* INFORMATION SUPPLIED
......

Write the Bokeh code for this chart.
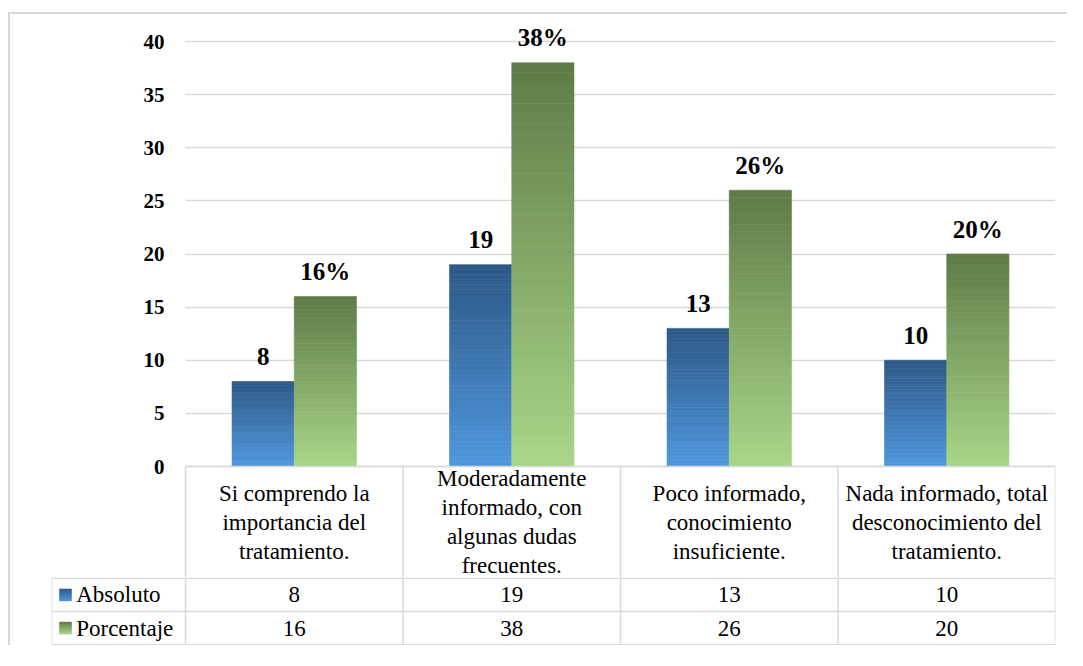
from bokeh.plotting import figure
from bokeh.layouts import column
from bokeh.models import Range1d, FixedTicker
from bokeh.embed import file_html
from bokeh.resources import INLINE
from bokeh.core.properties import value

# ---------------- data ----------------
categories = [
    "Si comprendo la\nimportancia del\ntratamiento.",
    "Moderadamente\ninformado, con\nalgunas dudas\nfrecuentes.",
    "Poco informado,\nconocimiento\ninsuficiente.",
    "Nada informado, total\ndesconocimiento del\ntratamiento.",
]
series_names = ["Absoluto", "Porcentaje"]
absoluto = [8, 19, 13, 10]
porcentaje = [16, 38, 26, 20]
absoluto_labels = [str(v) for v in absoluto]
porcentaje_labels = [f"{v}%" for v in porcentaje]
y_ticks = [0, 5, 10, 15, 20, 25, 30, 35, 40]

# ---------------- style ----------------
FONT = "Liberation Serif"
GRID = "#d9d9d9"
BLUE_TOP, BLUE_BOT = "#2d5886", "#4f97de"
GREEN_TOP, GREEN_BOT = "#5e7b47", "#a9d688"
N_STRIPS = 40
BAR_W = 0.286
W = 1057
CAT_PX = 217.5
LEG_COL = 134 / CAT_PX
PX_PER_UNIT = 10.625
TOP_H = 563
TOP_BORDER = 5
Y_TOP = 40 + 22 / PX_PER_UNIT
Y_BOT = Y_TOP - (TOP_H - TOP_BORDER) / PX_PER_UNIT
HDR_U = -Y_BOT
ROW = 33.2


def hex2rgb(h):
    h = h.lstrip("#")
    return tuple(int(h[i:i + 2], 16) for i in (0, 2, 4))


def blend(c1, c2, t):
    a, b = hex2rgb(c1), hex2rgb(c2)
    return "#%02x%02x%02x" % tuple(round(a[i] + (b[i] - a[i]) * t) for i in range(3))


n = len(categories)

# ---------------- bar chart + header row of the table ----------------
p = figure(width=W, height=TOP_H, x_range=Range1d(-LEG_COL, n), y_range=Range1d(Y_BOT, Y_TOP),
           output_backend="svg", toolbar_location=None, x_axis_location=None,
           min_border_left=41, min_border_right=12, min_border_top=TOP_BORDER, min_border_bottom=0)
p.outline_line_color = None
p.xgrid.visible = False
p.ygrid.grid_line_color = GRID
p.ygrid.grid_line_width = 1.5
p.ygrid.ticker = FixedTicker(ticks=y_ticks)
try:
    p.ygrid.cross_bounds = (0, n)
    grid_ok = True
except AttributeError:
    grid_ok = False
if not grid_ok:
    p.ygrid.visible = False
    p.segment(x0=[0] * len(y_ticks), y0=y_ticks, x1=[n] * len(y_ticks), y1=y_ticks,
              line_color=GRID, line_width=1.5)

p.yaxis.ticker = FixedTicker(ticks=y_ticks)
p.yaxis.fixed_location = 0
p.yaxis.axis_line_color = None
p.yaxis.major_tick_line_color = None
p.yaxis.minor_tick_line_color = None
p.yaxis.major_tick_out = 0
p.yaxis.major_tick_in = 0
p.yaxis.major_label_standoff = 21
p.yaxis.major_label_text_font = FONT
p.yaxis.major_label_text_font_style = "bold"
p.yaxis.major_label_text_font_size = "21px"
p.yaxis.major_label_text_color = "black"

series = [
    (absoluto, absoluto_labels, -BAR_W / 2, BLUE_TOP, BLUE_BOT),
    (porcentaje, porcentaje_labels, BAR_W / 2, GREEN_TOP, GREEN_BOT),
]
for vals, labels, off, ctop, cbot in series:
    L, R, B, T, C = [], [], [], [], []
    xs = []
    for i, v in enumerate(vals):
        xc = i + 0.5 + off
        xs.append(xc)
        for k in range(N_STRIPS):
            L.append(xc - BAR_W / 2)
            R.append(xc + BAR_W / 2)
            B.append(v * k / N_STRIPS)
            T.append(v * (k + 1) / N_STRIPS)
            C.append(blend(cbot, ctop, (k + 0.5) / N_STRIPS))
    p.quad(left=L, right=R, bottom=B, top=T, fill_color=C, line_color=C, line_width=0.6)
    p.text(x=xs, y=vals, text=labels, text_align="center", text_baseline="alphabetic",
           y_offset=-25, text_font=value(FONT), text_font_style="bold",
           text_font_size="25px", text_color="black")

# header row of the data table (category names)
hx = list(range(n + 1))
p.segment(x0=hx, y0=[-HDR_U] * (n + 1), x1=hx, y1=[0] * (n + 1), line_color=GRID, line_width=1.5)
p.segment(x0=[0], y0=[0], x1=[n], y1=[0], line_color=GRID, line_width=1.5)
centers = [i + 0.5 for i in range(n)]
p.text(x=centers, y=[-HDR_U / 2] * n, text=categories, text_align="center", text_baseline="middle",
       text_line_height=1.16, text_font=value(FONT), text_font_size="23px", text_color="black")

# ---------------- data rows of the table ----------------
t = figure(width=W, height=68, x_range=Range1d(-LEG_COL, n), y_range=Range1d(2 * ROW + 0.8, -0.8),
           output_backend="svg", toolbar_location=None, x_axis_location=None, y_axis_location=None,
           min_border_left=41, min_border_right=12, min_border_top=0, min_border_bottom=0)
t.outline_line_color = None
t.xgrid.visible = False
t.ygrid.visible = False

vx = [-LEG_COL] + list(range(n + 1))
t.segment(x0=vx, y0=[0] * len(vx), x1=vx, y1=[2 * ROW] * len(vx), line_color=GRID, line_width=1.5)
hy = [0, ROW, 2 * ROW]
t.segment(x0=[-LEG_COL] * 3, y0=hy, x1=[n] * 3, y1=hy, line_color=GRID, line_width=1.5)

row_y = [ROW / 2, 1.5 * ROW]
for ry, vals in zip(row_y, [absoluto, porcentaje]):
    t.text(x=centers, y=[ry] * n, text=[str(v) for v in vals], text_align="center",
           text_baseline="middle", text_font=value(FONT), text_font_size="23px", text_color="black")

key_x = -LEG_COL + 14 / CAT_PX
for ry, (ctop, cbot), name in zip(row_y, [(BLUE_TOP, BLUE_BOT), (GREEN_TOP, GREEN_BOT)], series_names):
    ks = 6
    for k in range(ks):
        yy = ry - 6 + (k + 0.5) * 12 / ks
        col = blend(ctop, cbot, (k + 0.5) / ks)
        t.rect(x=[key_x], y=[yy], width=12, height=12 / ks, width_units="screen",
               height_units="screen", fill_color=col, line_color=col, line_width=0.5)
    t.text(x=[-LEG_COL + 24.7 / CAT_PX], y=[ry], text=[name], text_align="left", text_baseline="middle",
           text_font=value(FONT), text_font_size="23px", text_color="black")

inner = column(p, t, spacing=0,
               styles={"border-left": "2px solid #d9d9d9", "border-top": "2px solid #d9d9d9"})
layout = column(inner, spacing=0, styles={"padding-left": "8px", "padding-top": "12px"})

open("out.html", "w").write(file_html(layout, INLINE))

......

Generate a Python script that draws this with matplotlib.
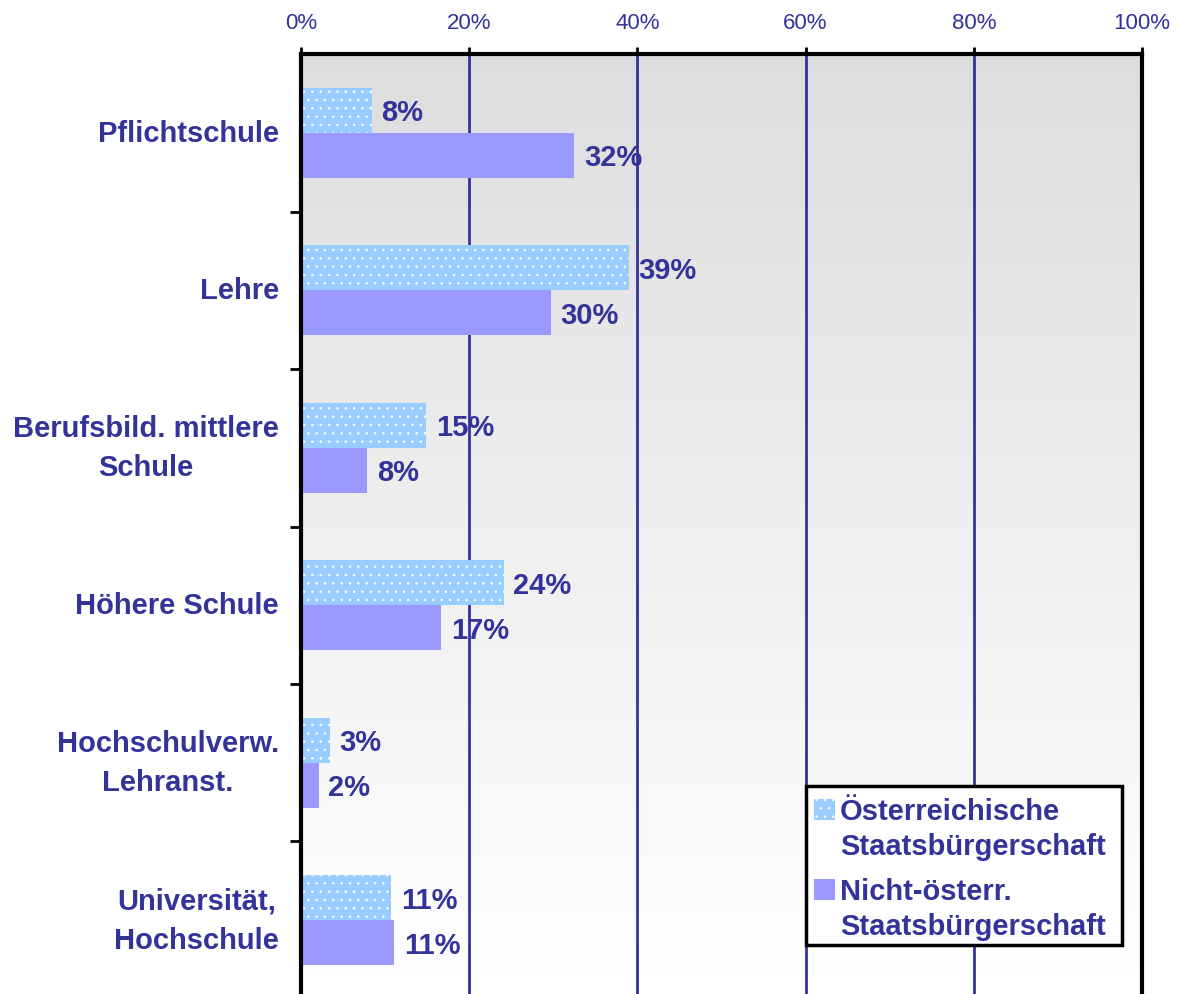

......

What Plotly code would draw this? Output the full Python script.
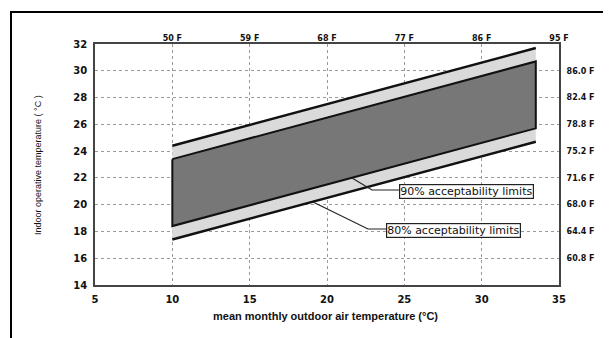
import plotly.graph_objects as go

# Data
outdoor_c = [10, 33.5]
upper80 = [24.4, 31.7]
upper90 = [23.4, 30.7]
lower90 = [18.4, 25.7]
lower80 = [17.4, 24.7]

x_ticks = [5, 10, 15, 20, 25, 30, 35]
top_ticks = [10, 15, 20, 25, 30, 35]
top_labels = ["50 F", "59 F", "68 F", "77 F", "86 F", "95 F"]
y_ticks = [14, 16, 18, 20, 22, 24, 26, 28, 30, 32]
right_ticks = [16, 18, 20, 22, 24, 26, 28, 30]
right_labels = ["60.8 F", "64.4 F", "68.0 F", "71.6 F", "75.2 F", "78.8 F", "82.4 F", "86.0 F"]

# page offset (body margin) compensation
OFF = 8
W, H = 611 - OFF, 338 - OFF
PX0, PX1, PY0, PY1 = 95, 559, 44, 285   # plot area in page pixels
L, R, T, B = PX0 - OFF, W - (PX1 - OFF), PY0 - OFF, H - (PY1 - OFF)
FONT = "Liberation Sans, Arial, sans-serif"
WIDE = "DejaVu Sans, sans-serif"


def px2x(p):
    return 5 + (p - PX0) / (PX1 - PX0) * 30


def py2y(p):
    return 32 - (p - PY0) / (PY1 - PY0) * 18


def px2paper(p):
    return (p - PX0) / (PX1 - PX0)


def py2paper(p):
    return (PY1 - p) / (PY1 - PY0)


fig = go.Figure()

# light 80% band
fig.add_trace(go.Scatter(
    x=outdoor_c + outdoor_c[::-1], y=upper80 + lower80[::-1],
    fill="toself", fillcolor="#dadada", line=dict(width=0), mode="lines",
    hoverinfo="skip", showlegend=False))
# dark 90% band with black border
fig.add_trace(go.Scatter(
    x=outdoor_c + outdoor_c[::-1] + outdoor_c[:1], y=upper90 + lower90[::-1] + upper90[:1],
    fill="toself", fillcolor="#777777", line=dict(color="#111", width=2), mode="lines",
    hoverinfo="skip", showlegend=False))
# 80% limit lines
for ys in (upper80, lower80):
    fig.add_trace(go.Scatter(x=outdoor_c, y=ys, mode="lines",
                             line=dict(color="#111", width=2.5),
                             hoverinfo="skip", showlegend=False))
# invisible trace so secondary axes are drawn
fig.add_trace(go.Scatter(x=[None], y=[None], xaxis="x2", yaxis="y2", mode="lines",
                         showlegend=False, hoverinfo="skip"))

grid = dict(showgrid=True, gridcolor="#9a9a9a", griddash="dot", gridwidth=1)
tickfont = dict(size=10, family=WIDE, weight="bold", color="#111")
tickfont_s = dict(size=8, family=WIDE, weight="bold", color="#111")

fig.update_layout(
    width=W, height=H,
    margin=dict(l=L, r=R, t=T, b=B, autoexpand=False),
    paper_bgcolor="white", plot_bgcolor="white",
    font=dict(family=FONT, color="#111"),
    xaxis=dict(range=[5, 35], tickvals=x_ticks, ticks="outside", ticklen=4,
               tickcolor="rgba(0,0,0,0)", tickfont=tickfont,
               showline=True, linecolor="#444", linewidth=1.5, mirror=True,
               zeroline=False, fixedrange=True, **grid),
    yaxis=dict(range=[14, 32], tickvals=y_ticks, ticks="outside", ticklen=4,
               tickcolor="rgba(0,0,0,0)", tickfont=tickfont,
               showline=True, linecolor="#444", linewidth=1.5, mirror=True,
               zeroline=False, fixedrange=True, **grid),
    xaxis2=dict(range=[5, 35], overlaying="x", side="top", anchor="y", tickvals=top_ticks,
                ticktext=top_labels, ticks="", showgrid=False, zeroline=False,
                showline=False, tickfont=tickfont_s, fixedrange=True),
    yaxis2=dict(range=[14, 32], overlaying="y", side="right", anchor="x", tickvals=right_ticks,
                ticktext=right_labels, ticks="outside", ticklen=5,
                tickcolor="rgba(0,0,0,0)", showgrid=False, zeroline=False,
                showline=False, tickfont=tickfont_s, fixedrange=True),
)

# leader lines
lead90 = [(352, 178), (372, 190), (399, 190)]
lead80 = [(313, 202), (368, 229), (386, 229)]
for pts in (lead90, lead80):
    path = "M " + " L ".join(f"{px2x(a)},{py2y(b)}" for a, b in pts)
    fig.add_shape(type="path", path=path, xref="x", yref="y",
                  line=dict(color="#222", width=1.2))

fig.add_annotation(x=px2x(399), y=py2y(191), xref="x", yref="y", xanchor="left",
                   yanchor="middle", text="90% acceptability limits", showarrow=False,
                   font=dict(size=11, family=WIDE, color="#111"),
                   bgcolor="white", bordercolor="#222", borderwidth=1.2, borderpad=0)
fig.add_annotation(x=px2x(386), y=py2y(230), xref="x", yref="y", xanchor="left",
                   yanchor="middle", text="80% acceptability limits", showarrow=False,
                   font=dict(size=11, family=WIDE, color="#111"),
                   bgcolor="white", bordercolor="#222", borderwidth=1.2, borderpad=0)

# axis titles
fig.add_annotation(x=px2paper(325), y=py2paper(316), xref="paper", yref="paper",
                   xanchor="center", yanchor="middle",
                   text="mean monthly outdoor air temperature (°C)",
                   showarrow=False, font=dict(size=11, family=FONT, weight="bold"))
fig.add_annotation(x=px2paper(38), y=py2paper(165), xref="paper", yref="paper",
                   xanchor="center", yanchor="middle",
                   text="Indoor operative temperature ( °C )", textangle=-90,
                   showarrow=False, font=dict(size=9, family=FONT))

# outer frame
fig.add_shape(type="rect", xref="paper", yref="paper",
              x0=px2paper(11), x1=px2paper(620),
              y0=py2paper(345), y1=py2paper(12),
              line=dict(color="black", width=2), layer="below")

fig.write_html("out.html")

......

* PROBLEM TO SOLVE
In the listing above, find the line with "What Plotly code" and the line with "fig = go.Figure()". Copy exactly those two and every line between, without the pictures.

* RESULT FOR THIS EXERCISE
What Plotly code would draw this? Output the full Python script.
import plotly.graph_objects as go

# Data
outdoor_c = [10, 33.5]
upper80 = [24.4, 31.7]
upper90 = [23.4, 30.7]
lower90 = [18.4, 25.7]
lower80 = [17.4, 24.7]

x_ticks = [5, 10, 15, 20, 25, 30, 35]
top_ticks = [10, 15, 20, 25, 30, 35]
top_labels = ["50 F", "59 F", "68 F", "77 F", "86 F", "95 F"]
y_ticks = [14, 16, 18, 20, 22, 24, 26, 28, 30, 32]
right_ticks = [16, 18, 20, 22, 24, 26, 28, 30]
right_labels = ["60.8 F", "64.4 F", "68.0 F", "71.6 F", "75.2 F", "78.8 F", "82.4 F", "86.0 F"]

# page offset (body margin) compensation
OFF = 8
W, H = 611 - OFF, 338 - OFF
PX0, PX1, PY0, PY1 = 95, 559, 44, 285   # plot area in page pixels
L, R, T, B = PX0 - OFF, W - (PX1 - OFF), PY0 - OFF, H - (PY1 - OFF)
FONT = "Liberation Sans, Arial, sans-serif"
WIDE = "DejaVu Sans, sans-serif"


def px2x(p):
    return 5 + (p - PX0) / (PX1 - PX0) * 30


def py2y(p):
    return 32 - (p - PY0) / (PY1 - PY0) * 18


def px2paper(p):
    return (p - PX0) / (PX1 - PX0)


def py2paper(p):
    return (PY1 - p) / (PY1 - PY0)


fig = go.Figure()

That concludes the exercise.